Lessons from the business world: how to market your school

For your school to be the top choice for parents in the local area is the aim – so what steps can you take to stand out from the competition? Louise Stewart, account director at education PR agency Tank, has these tips for ensuring marketing and PR campaigns deliver results

Lessons from the business world: how to market your school EdexecThe rise of multi-academy trusts (MATs) in the UK in recent years has marked a shift in priorities for state schools. No longer is the objective to simply deliver an excellent education; it’s now important to adopt a business-like mindset, with clear key performance indicators and a drive towards an effective return on investment.

With this in mind, it’s little surprise that marketing departments – once the preserve of the independent sector – are becoming the norm for many state schools. However, with restrictive budgets and increasingly demanding parents, the need for an effective communications strategy is more important than ever.

Engage with the local press

Although national stories can be hugely important for those looking to shape policy or to add prestige to a school, the local press remains an effective way for schools to show prospective and existing parents that you celebrate excellence.

Building a long-term relationship with reporters and photographers is often the best way to spread the word about events and initiatives.

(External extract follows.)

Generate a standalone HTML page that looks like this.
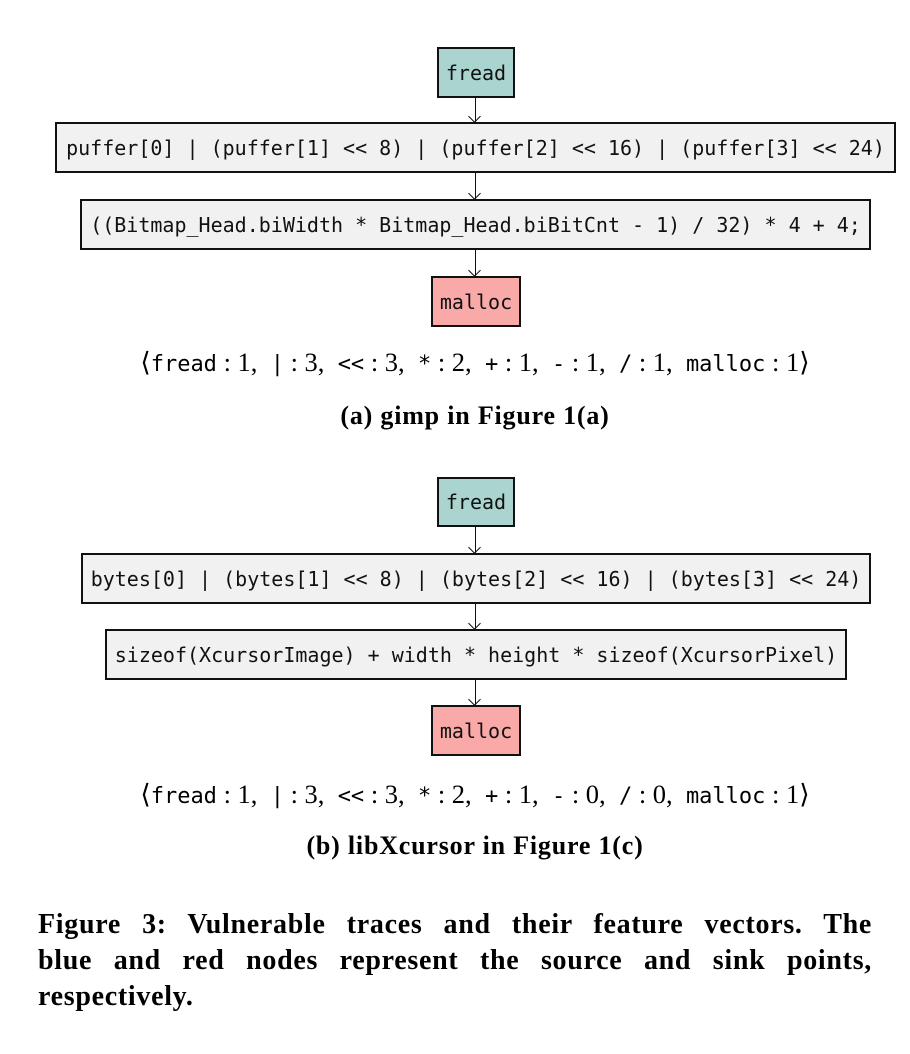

However, with decreasing circulations and increasingly stretched journalists, proactive marketing teams must be looking beyond the influence of the local paper. Fortunately, there are several avenues schools can take to engage their audience with key messages.

Top-performing website

Regularly updating an online blog, which includes thoughts from teachers, classroom news and recent milestones and events, is an effective way to engage with parents and showcases that you celebrate students’ successes.

A website that is easy to navigate, quick to load and contains all the information prospective parents need can also play a part in helping you rank higher in Google searches – which is often the first port-of-call during research. Effectively utilising search engine optimisation (SEO) and pay per click (PPC) advertisements can also help improve your chances of being found digitally before local competitors. It is critical that your site is optimised for all mobile devices; Google increasingly values sites with fast loading content which maximises the user experience.

Staying social

Reaching parents with relevant, engaging and well-targeted social media messages is an effective way to promote your key messages. The longer decision-making process when selecting a school means that a strong social strategy will ensure that you reach your target ‘customers’ – in this case parents – at as many touch points as possible.

Facebook, Twitter and Instagram are ideal for posting regular updates, connecting with parents and showcasing school activities. Too many posts, however, can clutter your followers’ timelines – so high-quality and carefully considered posts should be prioritised.

Social media advertising offers a good-value method for marketing teams to ensure that they reach parents according to a range of factors – including demographics such as age, location and interests. However, you should always be aware of how much you spend on this and set a strict budget based on either clicks or views in order to get the best results. It may be worth working with an in-house or agency-based social media expert to outline a potential strategy.

Find your voice

A school’s values and ethos are important factors in parents’ decision-making – they want to know that their children will not only receive an excellent education but will also be developed on a personal level in a safe environment by staff who care.

Focusing on these values should help you develop a strategy and refine the ‘voice’ which will be most effective in promoting your school consistently across all marketing channels, whether in print, social media or on the school website. While it might be alien for education leaders to think of parents as ‘customers’, and a child’s education as a ‘product’, in an increasingly competitive and complex market, those schools that fail to think more like a business will be left behind.